#### Task goal:
Take every line from the first down to the line with "const xTicks = [-20, -15, -10, -5, 0, 5, 10];" and set it down exactly, without the pictures.

#### Dataset section:
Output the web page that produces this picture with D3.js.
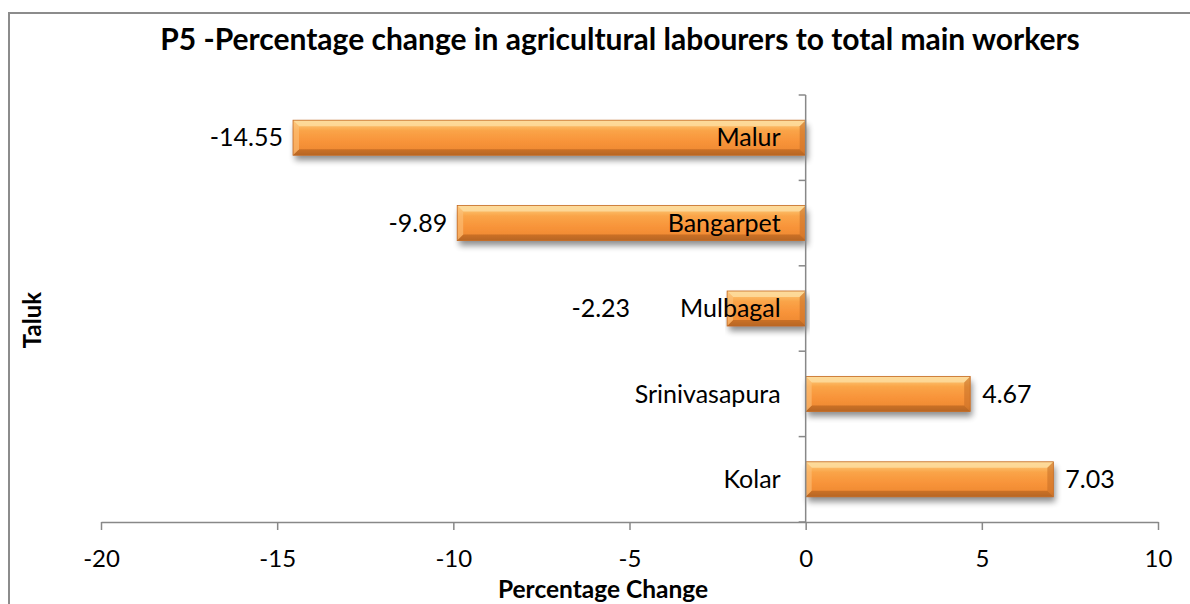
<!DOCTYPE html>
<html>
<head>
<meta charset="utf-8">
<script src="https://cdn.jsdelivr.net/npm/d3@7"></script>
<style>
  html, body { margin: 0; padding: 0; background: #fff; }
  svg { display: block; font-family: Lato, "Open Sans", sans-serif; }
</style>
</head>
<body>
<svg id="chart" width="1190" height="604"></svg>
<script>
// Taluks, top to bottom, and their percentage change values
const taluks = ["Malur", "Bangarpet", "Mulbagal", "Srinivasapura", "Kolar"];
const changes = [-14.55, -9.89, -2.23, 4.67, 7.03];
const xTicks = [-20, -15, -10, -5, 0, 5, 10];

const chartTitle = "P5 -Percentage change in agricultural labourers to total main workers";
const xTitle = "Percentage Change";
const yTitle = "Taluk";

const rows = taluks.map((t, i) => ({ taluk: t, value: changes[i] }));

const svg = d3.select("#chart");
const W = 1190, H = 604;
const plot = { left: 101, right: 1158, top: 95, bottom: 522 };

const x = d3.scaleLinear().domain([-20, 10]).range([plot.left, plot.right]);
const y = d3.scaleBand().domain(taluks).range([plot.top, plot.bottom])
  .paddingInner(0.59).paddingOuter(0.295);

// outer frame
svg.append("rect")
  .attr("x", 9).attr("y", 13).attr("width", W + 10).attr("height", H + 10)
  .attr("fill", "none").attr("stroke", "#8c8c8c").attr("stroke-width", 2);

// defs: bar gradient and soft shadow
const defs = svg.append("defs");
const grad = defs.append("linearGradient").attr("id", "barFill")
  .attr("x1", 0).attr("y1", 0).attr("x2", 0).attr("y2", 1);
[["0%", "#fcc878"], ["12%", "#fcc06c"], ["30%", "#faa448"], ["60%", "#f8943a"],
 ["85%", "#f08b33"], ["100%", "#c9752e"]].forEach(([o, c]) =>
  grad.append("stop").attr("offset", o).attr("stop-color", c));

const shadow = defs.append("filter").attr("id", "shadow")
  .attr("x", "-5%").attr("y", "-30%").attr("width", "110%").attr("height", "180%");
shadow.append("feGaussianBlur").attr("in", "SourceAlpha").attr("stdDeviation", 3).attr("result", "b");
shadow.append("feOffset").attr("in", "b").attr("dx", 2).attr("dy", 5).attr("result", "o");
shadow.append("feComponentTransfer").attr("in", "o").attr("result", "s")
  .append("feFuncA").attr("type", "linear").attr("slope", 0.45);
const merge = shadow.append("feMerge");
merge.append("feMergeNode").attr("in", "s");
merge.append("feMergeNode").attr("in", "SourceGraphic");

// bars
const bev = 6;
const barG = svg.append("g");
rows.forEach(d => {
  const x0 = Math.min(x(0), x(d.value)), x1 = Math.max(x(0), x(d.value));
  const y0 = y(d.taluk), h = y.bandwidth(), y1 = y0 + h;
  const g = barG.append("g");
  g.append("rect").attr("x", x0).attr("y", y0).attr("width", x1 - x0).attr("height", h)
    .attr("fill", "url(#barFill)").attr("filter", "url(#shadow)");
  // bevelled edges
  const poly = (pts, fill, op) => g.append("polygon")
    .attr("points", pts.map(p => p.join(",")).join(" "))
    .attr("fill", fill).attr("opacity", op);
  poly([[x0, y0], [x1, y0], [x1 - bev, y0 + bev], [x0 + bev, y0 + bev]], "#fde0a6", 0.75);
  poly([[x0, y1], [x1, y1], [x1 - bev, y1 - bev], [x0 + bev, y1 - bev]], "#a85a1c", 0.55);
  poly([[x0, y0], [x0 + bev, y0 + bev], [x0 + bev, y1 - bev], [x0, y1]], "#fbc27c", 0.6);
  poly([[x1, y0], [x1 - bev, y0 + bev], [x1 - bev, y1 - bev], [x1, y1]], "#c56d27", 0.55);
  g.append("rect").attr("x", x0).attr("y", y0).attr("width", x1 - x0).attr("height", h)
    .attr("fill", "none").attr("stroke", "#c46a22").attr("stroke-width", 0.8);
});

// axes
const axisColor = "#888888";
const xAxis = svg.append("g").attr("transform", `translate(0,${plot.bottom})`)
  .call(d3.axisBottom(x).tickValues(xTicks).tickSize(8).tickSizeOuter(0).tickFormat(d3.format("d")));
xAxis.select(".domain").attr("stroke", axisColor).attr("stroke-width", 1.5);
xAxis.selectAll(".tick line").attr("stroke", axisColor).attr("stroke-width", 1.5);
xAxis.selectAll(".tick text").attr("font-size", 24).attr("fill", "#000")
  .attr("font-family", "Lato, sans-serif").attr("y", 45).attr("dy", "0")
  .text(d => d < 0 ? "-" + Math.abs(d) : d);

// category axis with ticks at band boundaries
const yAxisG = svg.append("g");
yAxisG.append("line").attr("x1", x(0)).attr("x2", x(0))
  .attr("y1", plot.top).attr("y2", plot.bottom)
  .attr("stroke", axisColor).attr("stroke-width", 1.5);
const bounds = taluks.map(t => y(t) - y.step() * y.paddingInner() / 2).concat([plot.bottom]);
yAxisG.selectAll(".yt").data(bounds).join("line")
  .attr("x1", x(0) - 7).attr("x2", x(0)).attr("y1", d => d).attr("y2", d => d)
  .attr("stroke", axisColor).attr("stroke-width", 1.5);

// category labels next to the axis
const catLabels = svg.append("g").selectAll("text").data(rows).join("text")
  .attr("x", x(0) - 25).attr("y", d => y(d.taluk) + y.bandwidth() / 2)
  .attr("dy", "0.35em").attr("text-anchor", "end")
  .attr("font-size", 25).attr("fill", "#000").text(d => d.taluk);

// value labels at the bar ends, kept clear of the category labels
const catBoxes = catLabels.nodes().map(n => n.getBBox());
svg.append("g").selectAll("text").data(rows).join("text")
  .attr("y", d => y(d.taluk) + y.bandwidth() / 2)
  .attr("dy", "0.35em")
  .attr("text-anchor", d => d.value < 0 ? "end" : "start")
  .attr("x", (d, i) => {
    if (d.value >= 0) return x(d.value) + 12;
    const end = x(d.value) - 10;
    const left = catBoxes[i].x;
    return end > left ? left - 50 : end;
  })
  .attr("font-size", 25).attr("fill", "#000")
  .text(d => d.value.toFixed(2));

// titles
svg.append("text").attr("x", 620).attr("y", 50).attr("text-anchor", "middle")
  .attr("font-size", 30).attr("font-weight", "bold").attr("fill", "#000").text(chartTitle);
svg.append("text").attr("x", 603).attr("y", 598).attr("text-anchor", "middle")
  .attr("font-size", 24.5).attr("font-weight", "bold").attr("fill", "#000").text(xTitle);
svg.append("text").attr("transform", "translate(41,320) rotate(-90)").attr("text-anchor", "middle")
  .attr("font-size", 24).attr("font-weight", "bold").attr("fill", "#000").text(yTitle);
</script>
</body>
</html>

#### Completed exercise:
Output the web page that produces this picture with D3.js.
<!DOCTYPE html>
<html>
<head>
<meta charset="utf-8">
<script src="https://cdn.jsdelivr.net/npm/d3@7"></script>
<style>
  html, body { margin: 0; padding: 0; background: #fff; }
  svg { display: block; font-family: Lato, "Open Sans", sans-serif; }
</style>
</head>
<body>
<svg id="chart" width="1190" height="604"></svg>
<script>
// Taluks, top to bottom, and their percentage change values
const taluks = ["Malur", "Bangarpet", "Mulbagal", "Srinivasapura", "Kolar"];
const changes = [-14.55, -9.89, -2.23, 4.67, 7.03];
const xTicks = [-20, -15, -10, -5, 0, 5, 10];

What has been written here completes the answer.